Perdebatan teranyar soal video assistant referee (VAR) mungkin akan membawamu berlari ke dua kutub. Mereka yang mendukung serta mereka yang menolak. Manusia memang ditakdirkan berseteru dalam dua kubu, biarkan saja. Tapi, kita semua berhak menyuarakan opini untuk segala hal yang terjadi dalam kehidupan yang sebentar ini.

Baca juga: Seperti Cinta, Teknologi VAR Juga Butuh Waktu

VAR membelah sepak bola dalam dua kutub, sama seperti ketika goal-line technology diperkenalkan pertama kali ke sepak bola. Bagi saya, teknologi tak perlu menyelam terlalu jauh ke dalam sepak bola. Sepak bola, sama seperti manusia, adalah sesuatu yang seharusnya humanis. Mereka sudah punya Laws of The Game, bukankah itu cukup untuk mengatur agar permainan sebelas lawan sebelas ini tak jadi ajang barbar yang dilakukan tentara Romawi dulu saat memainkan sepak bola sebagai olahraga yang dimainkan ratusan orang?

Panduan dari FIFA mungkin setara Pancasila bagi rakyat Indonesia. Kita hidup, konon, untuk mengamalkan Pancasila. Sama rasanya seperti pesepak bola dan semua aktor lapangan hijau memakai aturan dari FIFA sebagai acuan dalam menjalankan sebuah pertandingan sepak bola. Sesekali kita alpa mengamalkan sila kelima, dengan tidak berlaku adil ke orang lain. Atau seringkali kita alpa mengamalkan sila pertama, ketika mencaci pemeluk agama lain karena berbeda keyakinan dengan kita. Tapi, bukankah maaf selalu bisa terucap karena manusia punya nurani dan akal sehat serta keberanian untuk memohon maaf bahkan ampunan?

Kalau teknologi mengangankan zaman di mana semua sendi kehidupan manusia akan bersih dari kesalahan dan dosa sehingga hidup terasa jauh lebih baik, saya rasa, ia lupa bahwa sebelum ada pemantik api, manusia sudah mampu menghasilkan api dari batu. Tanpa teknologi, manusia sudah mampu hidup, berevolusi dan terus eksis hingga 2017. Bukankah itu luar biasa?

Dan seperti itulah seharusnya teknologi perlu direvisi lebih lanjut kehadirannya di sepak bola. Biarkanlah pesepak bola melakukan tindakan apapun selama itu tidak menyangkut soal rasisme dan mencederai sportivitas. Biarkanlah wasit memimpin sepak bola dengan segala keterbatasannya sebagai manusia tanpa perlu ditopang bantuan teknologi untuk menyempurnakan kinerjanya. Manusia perlu memahami bahwa mereka adalah tempatnya salah dan tolong beritahu Gianni Infantino agar dia berhenti bertindak sebagai Tuhan yang tanpa cela dan sempurna.

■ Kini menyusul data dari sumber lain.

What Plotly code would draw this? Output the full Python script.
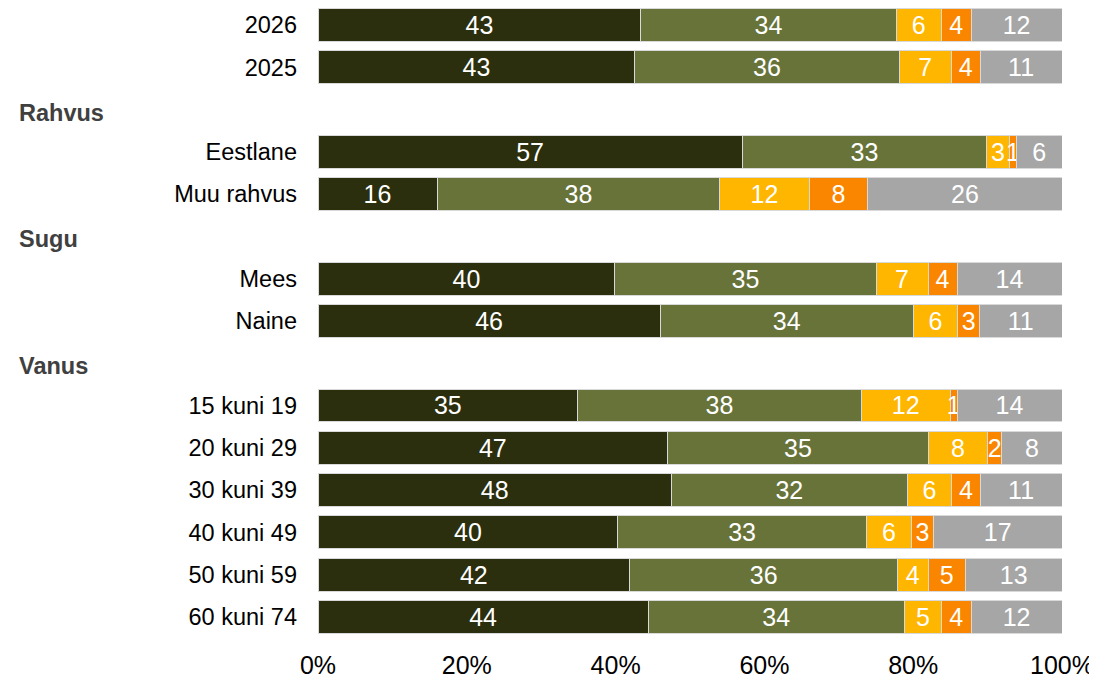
import plotly.graph_objects as go

# Rows (top to bottom) grouped under section headers
group_headers = ["", "Rahvus", "Sugu", "Vanus"]
group_rows = [
    ["2026", "2025"],
    ["Eestlane", "Muu rahvus"],
    ["Mees", "Naine"],
    ["15 kuni 19", "20 kuni 29", "30 kuni 39", "40 kuni 49", "50 kuni 59", "60 kuni 74"],
]

# Series values (%) in row order
s1 = [43.4, 42.6, 57.0, 16.0, 39.9, 46.0, 34.9, 47.0, 47.5, 40.3, 41.9, 44.4]
s2 = [34.3, 35.5, 32.9, 38.0, 35.1, 34.0, 38.1, 35.0, 31.7, 33.4, 36.0, 34.4]
s3 = [6.1, 7.0, 3.0, 12.0, 7.0, 6.0, 12.0, 8.0, 6.0, 6.1, 4.1, 5.0]
s4 = [4.0, 3.9, 1.0, 7.9, 3.9, 2.9, 0.9, 1.9, 3.8, 2.9, 5.0, 4.0]
s5 = [12.2, 11.0, 6.1, 26.1, 14.1, 11.1, 14.1, 8.1, 11.0, 17.3, 13.0, 12.2]

series_names = ["Seeria 1", "Seeria 2", "Seeria 3", "Seeria 4", "Seeria 5"]
series_values = [s1, s2, s3, s4, s5]
series_colors = ["#2c2f0e", "#68733a", "#ffb600", "#fa8600", "#a6a6a6"]

x_ticks = [0, 20, 40, 60, 80, 100]

# Build slot positions
row_labels, row_pos, header_pos = [], [], []
slot = 0
for h, rows in zip(group_headers, group_rows):
    if h:
        header_pos.append((h, slot))
        slot += 1
    for r in rows:
        row_labels.append(r)
        row_pos.append(slot)
        slot += 1
n_slots = slot

FONT = "Liberation Sans, Arial, sans-serif"

fig = go.Figure()
for name, vals, col in zip(series_names, series_values, series_colors):
    fig.add_trace(go.Bar(
        y=row_pos, x=vals, name=name, orientation="h",
        marker=dict(color=col, line=dict(color="#d9d9d9", width=1)),
        width=0.78,
        text=[f"{round(v):d}" for v in vals],
        textposition="inside", insidetextanchor="middle", textangle=0,
        insidetextfont=dict(color="white", size=25, family=FONT),
        hoverinfo="x+y",
    ))

for h, p in header_pos:
    fig.add_annotation(
        text=f"<b>{h}</b>", x=(17 - 318) / 744, xref="paper", xanchor="left",
        y=p, yref="y", yanchor="middle", yshift=-3, showarrow=False,
        font=dict(size=23.5, color="#404040", family=FONT),
    )

fig.update_layout(
    barmode="stack",
    width=1089, height=671,
    margin=dict(l=310, r=35, t=0, b=36),
    plot_bgcolor="white", paper_bgcolor="white",
    showlegend=False,
    uniformtext=dict(minsize=25, mode="show"),
    font=dict(family=FONT, color="black"),
    xaxis=dict(range=[0, 100], tickvals=x_ticks, ticktext=[f"{t}%" for t in x_ticks],
               showgrid=False, zeroline=False, showline=False,
               tickfont=dict(size=25, color="black"), ticklabelstandoff=10),
    yaxis=dict(range=[n_slots - 0.5, -0.403], tickvals=row_pos, ticktext=row_labels,
               showgrid=False, zeroline=False, showline=False,
               tickfont=dict(size=23.5, color="black"), ticklabelstandoff=20),
)

fig.write_html("out.html")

Manusia tidak akan pernah sempurna. Dan bila teknologi berusaha menutup segala peluang manusia untuk melakukan kesalahan di lapangan hijau, untuk apa lagi makna meminta maaf di Idulfitri bila semua manusia bersih dari kesalahan?

Untuk apa kita kembali ke nol, bila nyatanya kita tak pernah beranjak pergi dari nol karena tak memiliki peluang melakukan kesalahan dalam hidup? Kesalahan yang membawa manusia beranjak dari nol, menuju angka sepuluh bahkan seratus, sebelum akhirnya kembali ke nol lagi, agar mereka tahu, manusia bukan Tuhan dan mereka tak akan pernah sempurna. Manusia akan melakukan kesalahan, memakainya sebagai pengalaman dan titik untuk belajar, sebelum memulai semuanya kembali dari nol sebagai pribadi yang baru.

Saya rasa, itulah makna Lebaran bagi saya, mungkin juga bagi Anda. Lebaran sebagai momen untuk kembali ke fitrah.

Selamat Hari Raya Idulfitri. Jangan ada VAR di antara kita ya, teman-teman.